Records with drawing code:

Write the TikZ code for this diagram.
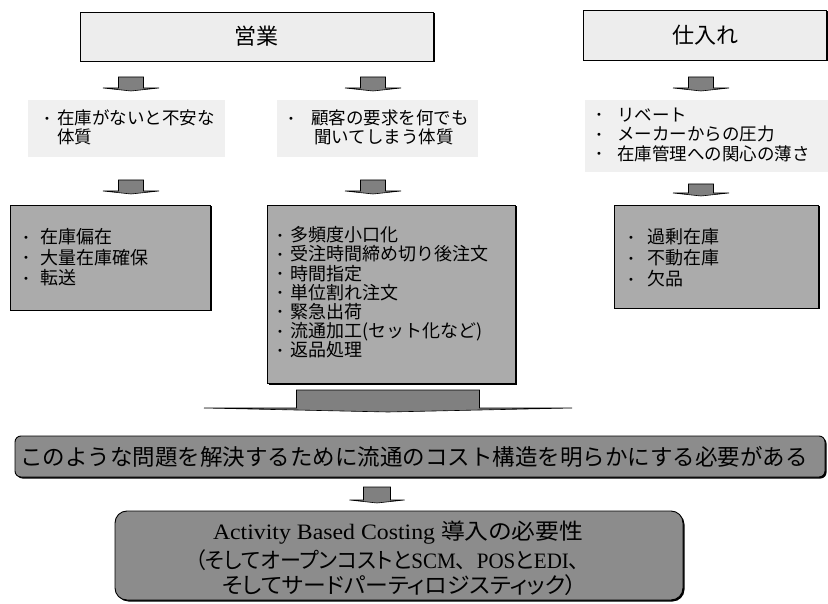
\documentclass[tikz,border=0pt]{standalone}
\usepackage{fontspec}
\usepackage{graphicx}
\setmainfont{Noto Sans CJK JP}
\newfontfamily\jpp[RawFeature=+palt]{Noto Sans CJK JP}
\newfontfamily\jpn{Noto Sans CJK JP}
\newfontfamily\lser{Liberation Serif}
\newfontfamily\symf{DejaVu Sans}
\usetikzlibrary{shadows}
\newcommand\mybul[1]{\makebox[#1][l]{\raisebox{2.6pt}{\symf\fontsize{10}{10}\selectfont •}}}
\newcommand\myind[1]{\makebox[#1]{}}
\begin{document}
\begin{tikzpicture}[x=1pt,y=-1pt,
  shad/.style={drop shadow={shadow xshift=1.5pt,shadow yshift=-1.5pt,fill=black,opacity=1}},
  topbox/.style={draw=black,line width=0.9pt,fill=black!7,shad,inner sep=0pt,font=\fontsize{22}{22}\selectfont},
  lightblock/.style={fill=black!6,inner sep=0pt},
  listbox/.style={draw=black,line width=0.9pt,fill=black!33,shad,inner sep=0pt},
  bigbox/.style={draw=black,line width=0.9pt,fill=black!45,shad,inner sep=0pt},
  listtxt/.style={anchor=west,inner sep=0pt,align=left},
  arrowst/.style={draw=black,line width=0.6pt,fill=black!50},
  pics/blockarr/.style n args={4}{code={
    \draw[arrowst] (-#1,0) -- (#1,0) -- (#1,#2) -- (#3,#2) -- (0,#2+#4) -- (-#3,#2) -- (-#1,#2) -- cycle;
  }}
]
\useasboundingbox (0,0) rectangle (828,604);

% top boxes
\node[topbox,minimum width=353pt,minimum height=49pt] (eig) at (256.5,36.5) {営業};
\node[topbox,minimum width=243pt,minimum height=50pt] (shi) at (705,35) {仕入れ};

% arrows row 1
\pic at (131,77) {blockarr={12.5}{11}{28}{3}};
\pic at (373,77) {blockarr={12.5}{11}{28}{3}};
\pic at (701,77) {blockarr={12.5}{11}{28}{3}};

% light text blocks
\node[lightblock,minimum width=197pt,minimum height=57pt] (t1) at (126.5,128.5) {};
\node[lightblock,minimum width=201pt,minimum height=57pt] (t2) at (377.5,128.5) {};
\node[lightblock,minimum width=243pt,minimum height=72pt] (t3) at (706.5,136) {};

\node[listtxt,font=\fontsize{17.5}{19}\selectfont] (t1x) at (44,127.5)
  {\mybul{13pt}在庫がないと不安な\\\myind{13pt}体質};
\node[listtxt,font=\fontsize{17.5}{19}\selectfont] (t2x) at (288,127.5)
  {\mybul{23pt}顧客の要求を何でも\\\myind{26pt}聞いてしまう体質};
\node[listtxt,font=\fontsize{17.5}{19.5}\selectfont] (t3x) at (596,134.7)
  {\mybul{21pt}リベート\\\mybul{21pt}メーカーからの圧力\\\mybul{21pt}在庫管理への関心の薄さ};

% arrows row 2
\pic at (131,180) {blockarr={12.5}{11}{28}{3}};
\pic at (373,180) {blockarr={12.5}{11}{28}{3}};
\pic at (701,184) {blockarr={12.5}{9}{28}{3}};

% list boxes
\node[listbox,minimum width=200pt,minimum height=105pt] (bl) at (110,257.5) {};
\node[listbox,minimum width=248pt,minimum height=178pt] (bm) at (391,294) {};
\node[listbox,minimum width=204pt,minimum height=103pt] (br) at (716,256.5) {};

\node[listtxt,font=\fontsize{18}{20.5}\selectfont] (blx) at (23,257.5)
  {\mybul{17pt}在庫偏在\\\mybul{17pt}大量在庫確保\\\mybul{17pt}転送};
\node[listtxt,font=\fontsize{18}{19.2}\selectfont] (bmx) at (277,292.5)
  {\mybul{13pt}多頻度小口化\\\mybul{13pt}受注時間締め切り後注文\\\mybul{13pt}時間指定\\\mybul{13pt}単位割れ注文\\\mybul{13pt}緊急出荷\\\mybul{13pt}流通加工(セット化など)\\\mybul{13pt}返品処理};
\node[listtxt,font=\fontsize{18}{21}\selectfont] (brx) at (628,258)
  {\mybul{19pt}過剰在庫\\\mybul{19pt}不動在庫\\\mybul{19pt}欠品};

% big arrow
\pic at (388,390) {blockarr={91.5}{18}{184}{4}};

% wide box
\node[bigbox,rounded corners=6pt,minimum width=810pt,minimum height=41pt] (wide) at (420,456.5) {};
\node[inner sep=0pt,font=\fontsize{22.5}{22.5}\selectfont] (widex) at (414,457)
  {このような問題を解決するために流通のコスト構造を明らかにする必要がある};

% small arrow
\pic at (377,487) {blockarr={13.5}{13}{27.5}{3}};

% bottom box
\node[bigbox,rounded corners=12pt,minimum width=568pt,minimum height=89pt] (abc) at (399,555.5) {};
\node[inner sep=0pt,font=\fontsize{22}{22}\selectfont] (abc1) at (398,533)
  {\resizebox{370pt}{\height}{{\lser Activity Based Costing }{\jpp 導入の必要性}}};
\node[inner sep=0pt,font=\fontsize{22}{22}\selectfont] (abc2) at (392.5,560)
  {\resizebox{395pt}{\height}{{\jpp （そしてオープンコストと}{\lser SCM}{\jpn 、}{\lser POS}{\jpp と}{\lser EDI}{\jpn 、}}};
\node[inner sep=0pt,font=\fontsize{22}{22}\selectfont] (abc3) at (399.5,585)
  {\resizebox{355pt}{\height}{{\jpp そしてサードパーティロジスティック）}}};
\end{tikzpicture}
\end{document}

==

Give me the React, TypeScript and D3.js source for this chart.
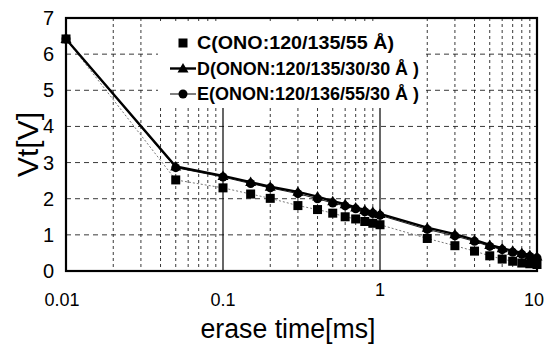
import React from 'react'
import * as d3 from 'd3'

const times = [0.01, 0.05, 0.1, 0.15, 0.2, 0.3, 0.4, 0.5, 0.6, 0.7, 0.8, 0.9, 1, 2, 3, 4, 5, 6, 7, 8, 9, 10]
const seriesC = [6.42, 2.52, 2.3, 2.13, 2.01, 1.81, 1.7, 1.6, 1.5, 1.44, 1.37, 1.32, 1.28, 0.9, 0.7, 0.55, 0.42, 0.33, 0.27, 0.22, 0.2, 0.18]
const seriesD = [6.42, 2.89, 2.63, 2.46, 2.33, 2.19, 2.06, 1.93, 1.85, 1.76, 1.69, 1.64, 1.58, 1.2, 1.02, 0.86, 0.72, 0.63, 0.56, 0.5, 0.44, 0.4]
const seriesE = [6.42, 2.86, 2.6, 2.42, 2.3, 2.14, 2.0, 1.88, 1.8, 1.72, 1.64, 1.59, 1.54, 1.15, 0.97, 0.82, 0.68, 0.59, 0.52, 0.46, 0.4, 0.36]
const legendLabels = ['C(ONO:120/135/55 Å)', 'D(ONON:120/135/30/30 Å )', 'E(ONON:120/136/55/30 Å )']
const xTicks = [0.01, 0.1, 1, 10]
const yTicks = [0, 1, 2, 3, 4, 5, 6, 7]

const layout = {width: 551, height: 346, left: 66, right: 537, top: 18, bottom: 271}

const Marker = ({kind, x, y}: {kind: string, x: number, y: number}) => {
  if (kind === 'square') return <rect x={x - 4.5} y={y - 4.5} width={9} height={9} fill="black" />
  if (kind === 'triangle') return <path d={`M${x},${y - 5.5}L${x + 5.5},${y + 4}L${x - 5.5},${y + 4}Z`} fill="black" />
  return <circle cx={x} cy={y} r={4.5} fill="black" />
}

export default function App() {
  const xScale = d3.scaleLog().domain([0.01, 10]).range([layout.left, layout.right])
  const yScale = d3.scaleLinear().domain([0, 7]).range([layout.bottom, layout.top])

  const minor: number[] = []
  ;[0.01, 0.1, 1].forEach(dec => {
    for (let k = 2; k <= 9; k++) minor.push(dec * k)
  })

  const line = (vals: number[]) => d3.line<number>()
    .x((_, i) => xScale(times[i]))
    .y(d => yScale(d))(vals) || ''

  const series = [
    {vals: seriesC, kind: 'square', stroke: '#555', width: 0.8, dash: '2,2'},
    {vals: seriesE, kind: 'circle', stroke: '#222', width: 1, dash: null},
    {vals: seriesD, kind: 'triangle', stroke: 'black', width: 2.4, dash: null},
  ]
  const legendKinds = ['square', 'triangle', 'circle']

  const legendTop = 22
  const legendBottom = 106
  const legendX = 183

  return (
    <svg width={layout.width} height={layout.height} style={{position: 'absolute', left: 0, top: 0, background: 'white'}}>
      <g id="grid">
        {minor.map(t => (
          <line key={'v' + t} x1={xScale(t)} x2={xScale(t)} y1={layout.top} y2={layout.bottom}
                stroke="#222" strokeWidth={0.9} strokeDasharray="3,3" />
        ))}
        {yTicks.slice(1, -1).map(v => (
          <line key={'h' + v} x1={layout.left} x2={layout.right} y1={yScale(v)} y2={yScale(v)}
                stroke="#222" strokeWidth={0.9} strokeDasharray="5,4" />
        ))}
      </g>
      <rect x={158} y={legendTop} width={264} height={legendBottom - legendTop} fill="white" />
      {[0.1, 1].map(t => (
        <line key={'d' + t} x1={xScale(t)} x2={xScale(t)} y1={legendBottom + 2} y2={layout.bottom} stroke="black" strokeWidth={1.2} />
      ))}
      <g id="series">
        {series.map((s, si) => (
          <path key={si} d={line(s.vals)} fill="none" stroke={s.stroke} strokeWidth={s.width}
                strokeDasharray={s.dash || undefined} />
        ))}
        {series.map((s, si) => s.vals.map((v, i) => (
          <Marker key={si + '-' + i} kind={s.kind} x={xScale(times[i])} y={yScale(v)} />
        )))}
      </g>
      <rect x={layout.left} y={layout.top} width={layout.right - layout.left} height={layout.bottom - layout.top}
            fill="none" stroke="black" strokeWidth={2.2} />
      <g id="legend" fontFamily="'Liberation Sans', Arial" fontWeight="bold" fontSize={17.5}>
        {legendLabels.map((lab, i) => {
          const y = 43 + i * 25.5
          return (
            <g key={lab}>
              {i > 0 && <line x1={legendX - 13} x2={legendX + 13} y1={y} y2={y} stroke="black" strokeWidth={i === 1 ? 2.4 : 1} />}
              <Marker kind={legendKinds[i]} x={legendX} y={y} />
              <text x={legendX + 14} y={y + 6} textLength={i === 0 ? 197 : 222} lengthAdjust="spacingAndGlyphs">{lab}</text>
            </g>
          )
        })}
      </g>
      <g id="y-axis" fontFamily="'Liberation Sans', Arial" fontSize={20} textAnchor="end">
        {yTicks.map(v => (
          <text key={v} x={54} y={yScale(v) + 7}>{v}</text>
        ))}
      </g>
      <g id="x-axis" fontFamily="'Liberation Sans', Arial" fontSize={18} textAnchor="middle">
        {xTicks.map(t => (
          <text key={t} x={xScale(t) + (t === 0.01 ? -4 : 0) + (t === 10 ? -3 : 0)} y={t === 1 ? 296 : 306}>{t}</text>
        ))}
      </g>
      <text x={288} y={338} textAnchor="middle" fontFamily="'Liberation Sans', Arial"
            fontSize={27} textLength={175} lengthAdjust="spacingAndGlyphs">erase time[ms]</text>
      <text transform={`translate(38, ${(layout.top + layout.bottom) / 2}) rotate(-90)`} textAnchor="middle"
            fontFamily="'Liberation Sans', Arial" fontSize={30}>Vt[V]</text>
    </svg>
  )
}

---

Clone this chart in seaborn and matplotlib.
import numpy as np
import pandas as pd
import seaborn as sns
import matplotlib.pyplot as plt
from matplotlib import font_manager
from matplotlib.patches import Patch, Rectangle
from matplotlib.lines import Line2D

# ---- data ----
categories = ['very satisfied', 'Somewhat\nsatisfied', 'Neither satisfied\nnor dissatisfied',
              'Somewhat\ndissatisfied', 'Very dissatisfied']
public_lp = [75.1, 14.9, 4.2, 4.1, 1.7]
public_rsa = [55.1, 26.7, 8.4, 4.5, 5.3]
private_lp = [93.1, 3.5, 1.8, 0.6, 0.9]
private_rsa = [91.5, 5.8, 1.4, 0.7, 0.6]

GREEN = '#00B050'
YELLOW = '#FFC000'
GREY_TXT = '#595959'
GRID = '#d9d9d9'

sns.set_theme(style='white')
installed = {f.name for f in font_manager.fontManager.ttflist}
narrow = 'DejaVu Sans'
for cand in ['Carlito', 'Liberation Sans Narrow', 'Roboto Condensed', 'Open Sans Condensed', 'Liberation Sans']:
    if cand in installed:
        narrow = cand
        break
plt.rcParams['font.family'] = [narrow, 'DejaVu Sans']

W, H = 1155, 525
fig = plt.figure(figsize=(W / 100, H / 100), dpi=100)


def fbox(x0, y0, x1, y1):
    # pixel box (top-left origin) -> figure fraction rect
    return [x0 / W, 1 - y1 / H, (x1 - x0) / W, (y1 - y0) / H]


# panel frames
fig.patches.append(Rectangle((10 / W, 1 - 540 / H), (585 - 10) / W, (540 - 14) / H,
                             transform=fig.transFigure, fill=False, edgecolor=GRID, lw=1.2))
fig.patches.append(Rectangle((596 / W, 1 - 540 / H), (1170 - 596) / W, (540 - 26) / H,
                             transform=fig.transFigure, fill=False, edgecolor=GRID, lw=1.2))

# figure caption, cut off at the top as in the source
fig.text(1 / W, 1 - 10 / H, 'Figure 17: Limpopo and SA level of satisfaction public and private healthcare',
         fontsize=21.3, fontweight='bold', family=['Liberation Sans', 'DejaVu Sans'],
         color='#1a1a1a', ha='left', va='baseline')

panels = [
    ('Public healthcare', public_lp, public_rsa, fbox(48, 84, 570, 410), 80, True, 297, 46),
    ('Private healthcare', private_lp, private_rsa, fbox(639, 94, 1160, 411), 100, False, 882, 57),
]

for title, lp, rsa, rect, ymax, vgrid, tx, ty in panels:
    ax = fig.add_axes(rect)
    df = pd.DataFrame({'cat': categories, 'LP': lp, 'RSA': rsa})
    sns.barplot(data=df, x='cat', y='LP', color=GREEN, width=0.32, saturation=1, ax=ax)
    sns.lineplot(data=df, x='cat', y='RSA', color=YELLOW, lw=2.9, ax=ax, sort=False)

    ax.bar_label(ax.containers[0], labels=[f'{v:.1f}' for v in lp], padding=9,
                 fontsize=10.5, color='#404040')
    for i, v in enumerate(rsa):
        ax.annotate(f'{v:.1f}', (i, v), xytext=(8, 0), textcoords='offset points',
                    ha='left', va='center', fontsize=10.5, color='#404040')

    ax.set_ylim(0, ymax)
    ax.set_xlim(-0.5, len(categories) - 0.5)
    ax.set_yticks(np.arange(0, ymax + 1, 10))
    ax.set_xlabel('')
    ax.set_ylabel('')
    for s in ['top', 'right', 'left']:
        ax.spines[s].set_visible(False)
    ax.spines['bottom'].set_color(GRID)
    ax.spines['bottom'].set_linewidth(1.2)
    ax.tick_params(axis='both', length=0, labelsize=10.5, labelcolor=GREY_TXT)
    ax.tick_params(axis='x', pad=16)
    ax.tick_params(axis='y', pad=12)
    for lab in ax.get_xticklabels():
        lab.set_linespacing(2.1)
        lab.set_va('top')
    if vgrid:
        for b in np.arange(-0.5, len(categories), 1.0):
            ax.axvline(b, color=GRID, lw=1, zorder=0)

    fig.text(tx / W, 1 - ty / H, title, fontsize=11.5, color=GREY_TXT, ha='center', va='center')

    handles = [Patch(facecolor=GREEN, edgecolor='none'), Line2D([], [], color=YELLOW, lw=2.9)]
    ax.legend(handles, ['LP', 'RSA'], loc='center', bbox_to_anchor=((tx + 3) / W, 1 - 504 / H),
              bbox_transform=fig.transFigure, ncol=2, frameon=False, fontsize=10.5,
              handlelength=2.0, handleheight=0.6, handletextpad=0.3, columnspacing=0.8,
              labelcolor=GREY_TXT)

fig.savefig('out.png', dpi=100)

• **Stated problem**
Reproduce exactly the lines above starting at the line containing "Give me the" and ending at the line containing "import * as d3 from 'd3'", including both, but not the pictures.

• **Solution to this exercise**
Give me the React, TypeScript and D3.js source for this chart.
import React from 'react'
import * as d3 from 'd3'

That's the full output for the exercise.